Others had better luck. These are the people who smile and don't get speeding tickets or flat tires and get the best tables at restaurants. They had a long weekend last Saturday and Sunday with their new or updated iPhones playing around with the hundreds of new, cool iPhone apps now available: Enigmo, Pandora radio, even the quickly annoying (to bystanders) PhoneSaber.

For those of us for whom the update or buying process didn't go so smoothly, this was not Apple's finest hour, and it doesn't do much to showcase either the products or the company to those new to the brand. The now-iconic iPod empirically drew in new customers, and the iPhone may be the first Apple product some people have ever owned (this goes even for my mother, who doesn't want to touch a computer).

More cautious buyers, more skeptical about Apple, probably sat out last summers iPhone 1.0 craziness. Now that they're ready to jump, Apple has offered up this fubar to those who need the most convincing, the best possible buyer and user experience.

Long-term Mac users can take this kind of screw-up. They're sold already on the product and have faith that all will be well, even if it takes some time. Just look at the rollout of Mac OS X 10.0 in 2001 and the ensuing improvements with each new version of the operating system. Compare that with the view that no matter how many service packs Microsoft pushes out, Vista will never be the bee's knees.
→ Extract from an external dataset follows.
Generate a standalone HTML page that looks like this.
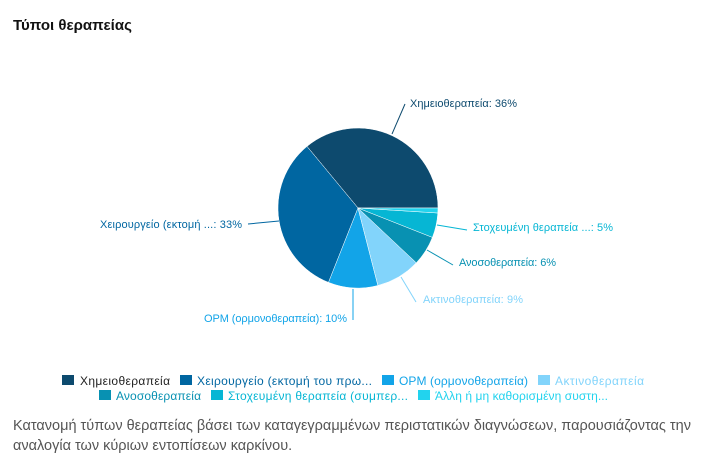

But, frustrated by long lines on launch day, stymied activations and short supplies, how many wannabe Mac fans will walk away and never come back? Even those who thought they were being smart by waiting a few days now find they may have to wait a month to get the iPhone of their choice.

This isn't to say the iPhone isn't and won't be a big hit, financially and technologically. I've said this could be the future of personal computing, eventually. But this wasn't exactly a forward step for the cause.

Now, if you'll excuse me, I have to catch up with the rest of the iPhone faithful. There are some free iPhone apps I still haven't tried.

Dan Turner has been writing about science and technology for over a decade at publications, including Salon, eWeek, MacWeek and The New York Times.